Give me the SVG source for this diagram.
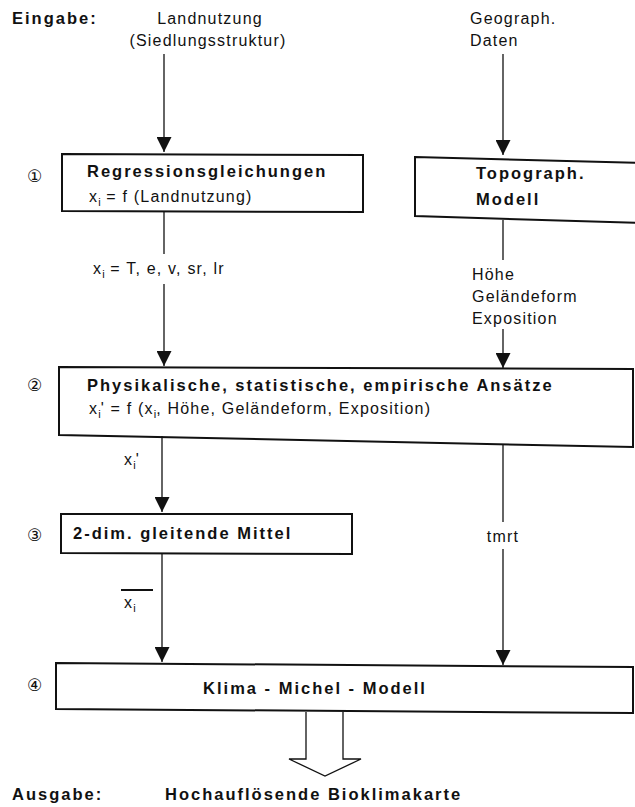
<svg xmlns="http://www.w3.org/2000/svg" width="635" height="807" viewBox="0 0 635 807">
  <style>
    text { font-family: "Liberation Sans", Arial, sans-serif; font-size: 16px; fill: #111; letter-spacing: 1.2px; }
    .b { font-size: 16.5px; font-weight: bold; letter-spacing: 2px; }
    .num { font-family: "DejaVu Sans", sans-serif; font-size: 17px; letter-spacing: 0; }
    .sub { font-size: 11px; letter-spacing: 0; }
    .box { fill: #fff; stroke: #111; stroke-width: 2; }
    .ln { stroke: #111; stroke-width: 1.3; fill: none; }
  </style>
  <defs>
    <marker id="tri" viewBox="0 0 10 10" refX="10" refY="5" markerWidth="15" markerHeight="15" markerUnits="userSpaceOnUse" orient="auto">
      <path d="M0,0 L10,5 L0,10 Z" fill="#111"/>
    </marker>
  </defs>
  <rect width="635" height="807" fill="#fff"/>

  <!-- side labels: input/output headings and step numbers -->
  <g id="labels">
    <text x="27" y="182" class="num">①</text>
    <text x="27" y="391" class="num">②</text>
    <text x="27" y="541" class="num">③</text>
    <text x="27" y="691" class="num">④</text>
    <text x="12" y="24" class="b">Eingabe:</text>
    <text x="12" y="800" class="b">Ausgabe:</text>
  </g>

  <!-- inputs -->
  <g id="in-landnutzung">
    <text x="210" y="24" text-anchor="middle">Landnutzung</text>
    <text x="208" y="46" text-anchor="middle">(Siedlungsstruktur)</text>
  </g>
  <g id="in-geodaten">
    <text x="470" y="24">Geograph.</text>
    <text x="470" y="46">Daten</text>
  </g>

  <!-- process boxes -->
  <g id="n1">
    <path class="box" d="M62,154 L363,155 L363,212 L62,211 Z"/>
    <text x="87" y="177" class="b">Regressionsgleichungen</text>
    <text x="89" y="202">x<tspan class="sub" dy="4">i</tspan><tspan dy="-4"> = f (Landnutzung)</tspan></text>
  </g>
  <g id="n2">
    <path class="box" d="M415,157 L640,163 L640,223 L415,216 Z"/>
    <text x="476" y="179" class="b">Topograph.</text>
    <text x="476" y="205" class="b">Modell</text>
  </g>
  <g id="n3">
    <path class="box" d="M59,367 L633,369 L633,447 L59,435 Z"/>
    <text x="87" y="391" class="b">Physikalische, statistische, empirische Ansätze</text>
    <text x="89" y="414">x<tspan class="sub" dy="4">i</tspan><tspan dy="-4">' = f (x</tspan><tspan class="sub" dy="4">i</tspan><tspan dy="-4">, Höhe, Geländeform, Exposition)</tspan></text>
  </g>
  <g id="n4">
    <path class="box" d="M61,514 L352,514 L352,554 L61,553 Z"/>
    <text x="73" y="539" class="b">2-dim. gleitende Mittel</text>
  </g>
  <g id="n5">
    <path class="box" d="M56,663 L633,667 L633,713 L56,709 Z"/>
    <text x="315" y="694" class="b" text-anchor="middle">Klima  -  Michel  -  Modell</text>
  </g>

  <!-- output -->
  <g id="out">
    <text x="165" y="800" class="b">Hochauflösende Bioklimakarte</text>
  </g>

  <!-- connectors with their labels -->
  <g id="connectors">
    <line class="ln" x1="164" y1="54" x2="164" y2="152" marker-end="url(#tri)"/>
    <line class="ln" x1="503" y1="54" x2="503" y2="155" marker-end="url(#tri)"/>

    <line class="ln" x1="164" y1="212" x2="164" y2="254"/>
    <text x="93" y="274">x<tspan class="sub" dy="4">i</tspan><tspan dy="-4"> = T, e, v, sr, lr</tspan></text>
    <line class="ln" x1="164" y1="284" x2="164" y2="366" marker-end="url(#tri)"/>

    <line class="ln" x1="503" y1="220" x2="503" y2="260"/>
    <text x="472" y="280">Höhe</text>
    <text x="472" y="302">Geländeform</text>
    <text x="472" y="324">Exposition</text>
    <line class="ln" x1="503" y1="329" x2="503" y2="368" marker-end="url(#tri)"/>

    <line class="ln" x1="162" y1="436" x2="162" y2="512" marker-end="url(#tri)"/>
    <text x="124" y="465">x<tspan class="sub" dy="4">i</tspan><tspan dy="-4">'</tspan></text>

    <line class="ln" x1="503" y1="445" x2="503" y2="522"/>
    <text x="503" y="542" text-anchor="middle">tmrt</text>
    <line class="ln" x1="503" y1="549" x2="503" y2="665" marker-end="url(#tri)"/>

    <line class="ln" x1="162" y1="554" x2="162" y2="662" marker-end="url(#tri)"/>
    <line x1="121" y1="590" x2="153" y2="590" stroke="#111" stroke-width="2"/>
    <text x="124" y="608">x<tspan class="sub" dy="4">i</tspan></text>

    <path class="ln" d="M306,712 L306,759 L289,759 L325,776 L361,759 L343,759 L343,712" stroke-width="1.5"/>
  </g>
</svg>
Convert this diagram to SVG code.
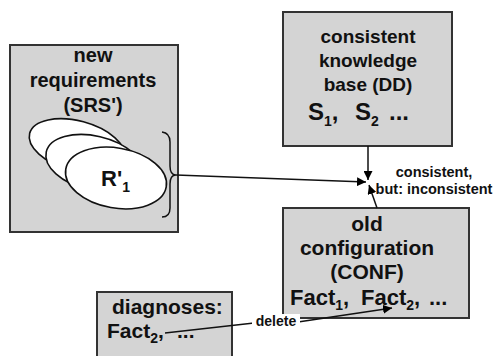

────────

Task statement:
Return from the data every line that holds "this".

Right answer:
Give me the SVG source for this diagram.
Convert this diagram to SVG code.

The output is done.